The corn not fed to cattle is converted into high fructose corn syrup, a substance unknown to the human body before the 1980's but now constitutes a massive part of the diet. The average American eats 66 pounds of it a year, in addition to the nearly 100 pounds of other sugars. Many processed foods are clever repackaging projects to get the consumer to eat more corn products. Hamburgers, french fries, sodas, breakfast cereals, etc... are full of corn products.

Much of the cheap corn is exported. Mayans in Mexico and Guatemala believe that God made them from corn. Growing corn in small patches plays a central role in their culture. Now they cannot compete with rock bottom prices of imported US corn.

The empire of corn is highly reliant on oil. Among other things the black gold is needed to make the pesticides, drive tractors and transport the corn. Each acre needs 50 gallons of oil. A feedlot cow needs 35 gallons before it winds up on a dinner table.

And all this information came from the first section of the book.
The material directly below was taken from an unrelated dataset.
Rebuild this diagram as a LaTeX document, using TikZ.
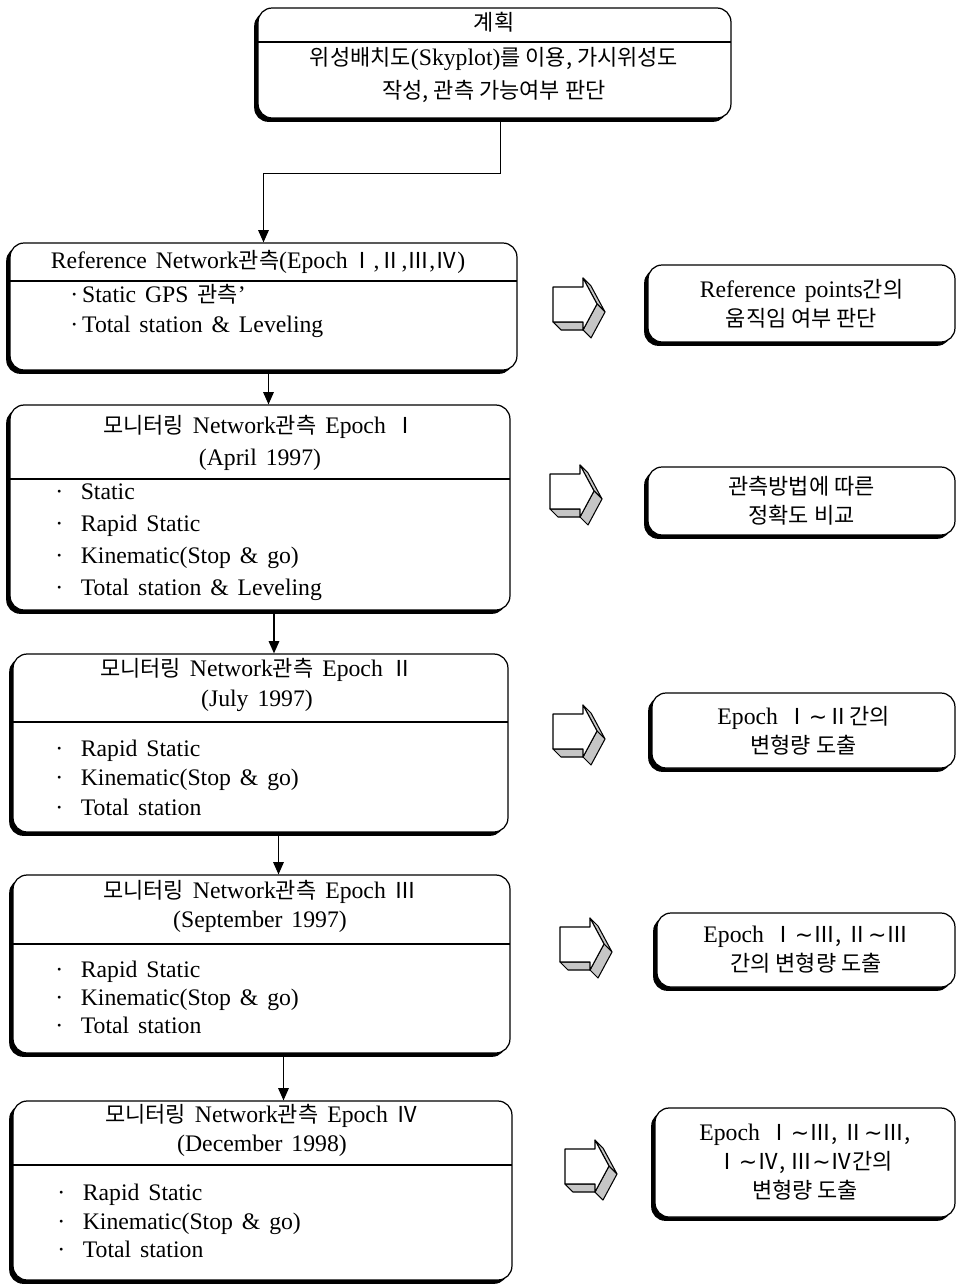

It is a startling read, illuminating how our supposed agricultural progress is in fact destructive on many fronts.

1 comment:

Prabhu Singh said...

People talk about biodiesel, but with our modern farming techniques it takes 1/2 a gallon of gasoline to produce a gallon of biodiesel, which is then only 3/4 as efficient. You gain 1/4 more fuel, but you destroy the environment by producing it.

Maybe I should read that book.
"Modern" farming is super destructive and it is one of the forces destroying people and land worldwide. One such place is Punjab, where something called "the Green Revolution" has been extremely destructive. You may be familiar with the author Vandana Shiva and her work "The Violence of the Green Revolution." My brother read it and taught a lot of it to me.
My retirement account is figuring out how to grow my own food. I hope that someday I will live completely sustainably.